# Impending doom!!!



## Tyree225 (Oct 29, 2018)

To start this is my first post. Well as of July I have suffered from this he'll we call DP, i got my first panic attack about 14 years ago from smoking weed, well I have anxiety and panick off and on ever since, some times I would go years feeling care free and then would get an attack or two. Well about 4-5 month ago I notice my anxiety being super severe and busted tried to ignore it like normal like I always do. Well I was in this stage when I decided to quit my job " not because of the anxiety" well that when it happens, I started getting anxiety non stop and then I would have panick attacks that would last all day, well as the days went on I started feeling witch I didn't know at the time was DP, it got so bad that it had to stop so I went to the "doc in the box" and was given "hydroxyzine" ???????????????????? sorry had to laugh cuz we all know how absolutely useless that is for panic, so I go home and have a anxity and panic with mild DP for a few more days, then I'm off to the ER, where I was given lorazepam ( Ativan) for a absolutely debilitating panic attack that made me want to kill myself to make it stop, he gave me 1 mg of that beautiful little pill witch I was scared to death was going to kill me, well 30-40 go buy and I was as cool as a customer ????, I mean man i was feeling good lol, well in the meantime I set up to see a psychiatrist and was put on zoloft and propranolol , buy this time the DP was in full swing and I was lost to the word. Stuck in my head and this altered reality that made me anxious beyond belief and fearful of everything and got to the point that all I could do was shake and sit in my room tell I somehow past put to wake and do it all again. Well yesterday I had enough because id rather die then feel it any longer, so I checked myself in to a psychiatric hospital witch I checked put of 4 hours latter and they kept me tell 4pm today so I spent a full day and night in there and trust me when I say they are 0 help. I never took the meds zoloft or professional so now I'm left with a choice take the meds or suffer this he'll forever, I'm curious as to see what everyone's results were with these two meds? Sorry about the long story I just had to get it out there


----------



## allison84 (May 4, 2016)

Interesting your story is very similar to mine , you having anxiety and panic attacks for 14 years ect 
Over the 14 years did you have transient symptoms of depersonalization or derealization ?
The med question sorry cant help


----------



## forestx5 (Aug 29, 2008)

I had a "panic attack" from smoking weed when I was 17. I spiraled into a deep depression. I acquired a head tremor. I began to have ocular migraines. I had fierce anxiety and insomnia. I experienced intrusive thoughts, racing thoughts, and something called "exploding head syndrome".

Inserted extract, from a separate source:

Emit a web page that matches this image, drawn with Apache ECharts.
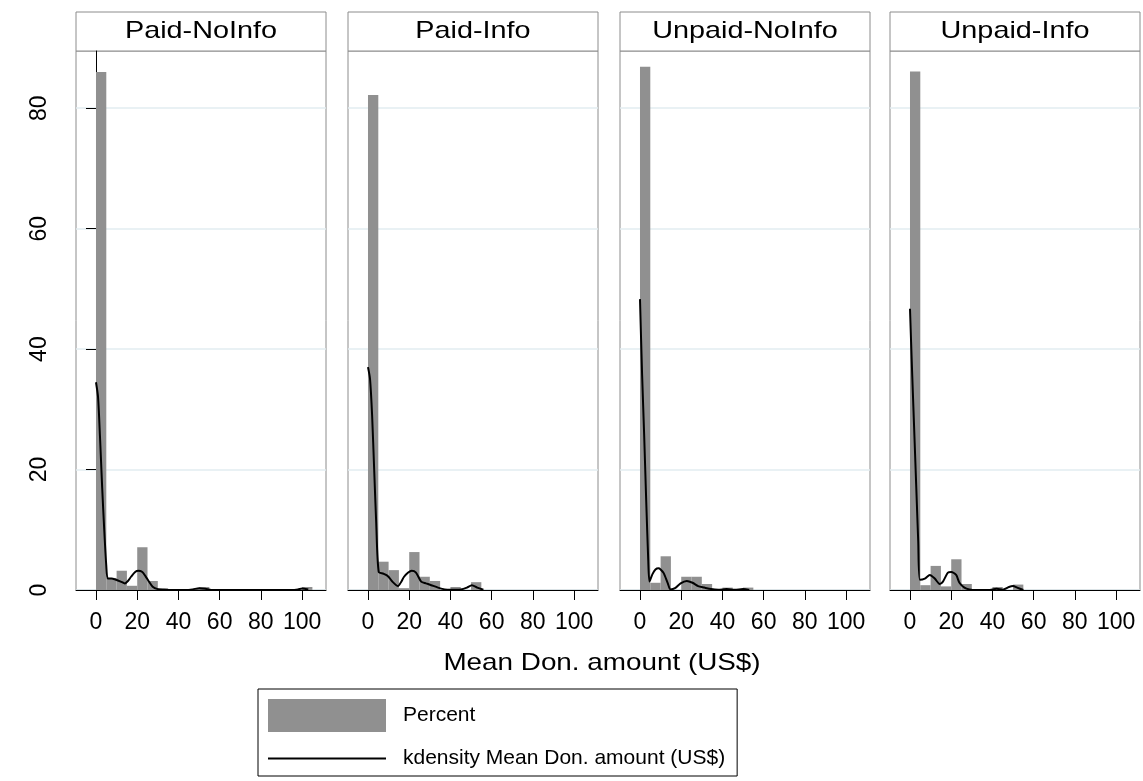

I lost my emotions. I lost my libido. I continued to have "panic attacks" and I suffered 4 more episodes of severe depression which were very similar to the 1st episode. 6 months into the hole, 12 mounts to climb back out. Another 18 months of intense suffering in ignorance and fear.

I worked hard to distance myself from these episodes, but they kept recurring every 8 or 10 years, as a reminder that I was not going anywhere.

Then one day I was googling neurological stuff on the internet and I found a British Neuro Text in which a patient had suffered the exact same trauma as I had at age 17. It explained every symptom in minute detail. I knew I had solved the riddle of my life.

My trauma at age 17 was an epigastric aura followed by a series of temporal lobe seizures. My panic attacks were focal temporal lobe seizures. I had an EEG and MRI which verified my self diagnosis. The text said I was a worse case scenario as my post ictal psychosis segued into an affective disorder of major depression.

I had ECT in 2014, which reset my brain and ended my depression. My EEGs show the history of epileptic pathology, but I am not currently having seizures. After 40 years, I'm back home. EEGs are painless.

While I was being treated for depression by psychiatry, I took paxil, Effexor, and other SSRIs. In my experience, Escitalopram/Lexapro was the best SSRI with lowest side effect profile. Klonopin/Clonazepam was a life saver for my anxiety.

Amitriptyline/Elavil or Seroquel were lifesavers for insomnia.


----------



## Tyree225 (Oct 29, 2018)

Allison84 yes during the panic attacks would always be very short-term like a few minutes at most then would subside as the anxiety did I truly think it's this fear of the depersonalization that leads us down this road of continual DP, my psychiatrist was explaining to me how the front parts of our brains are completely shut off so everything that we take in sounds site emotions Etc go straight to her room which is the part of the brain Associated for feelings such as fear and discontent so naturally everything that we take in we will find a fear instead of excitement or enjoyment. My personal opinion I think our brands have stopped using serotonin and dopamine almost completely therefore our bodies are producing the right amount of cortisol so we are literally living off of fear. One thing I've experienced that makes it a worse is all good this feeling of complete impending doom like you do with a panic attack but without the panic attack and it's so overwhelming that you feel an urge to just kill yourself to stop it like it makes me hate my life in the world and this reality so much


----------



## allison84 (May 4, 2016)

When I was having severe panic attacks I had urges to kill myself to end how insane I felt it was so scary .
I dont really get panic attacks anymore only very occasionally but I'm not scared of them anymore. 
Even though I dont have panic attacks i still have chronic dissociation. 
I dont know why its continued in me but I'm pretty fed up it's been 3 years next month...


----------



## Tyree225 (Oct 29, 2018)

Allison do you feel super depressed like there's nothing left inside but death?


----------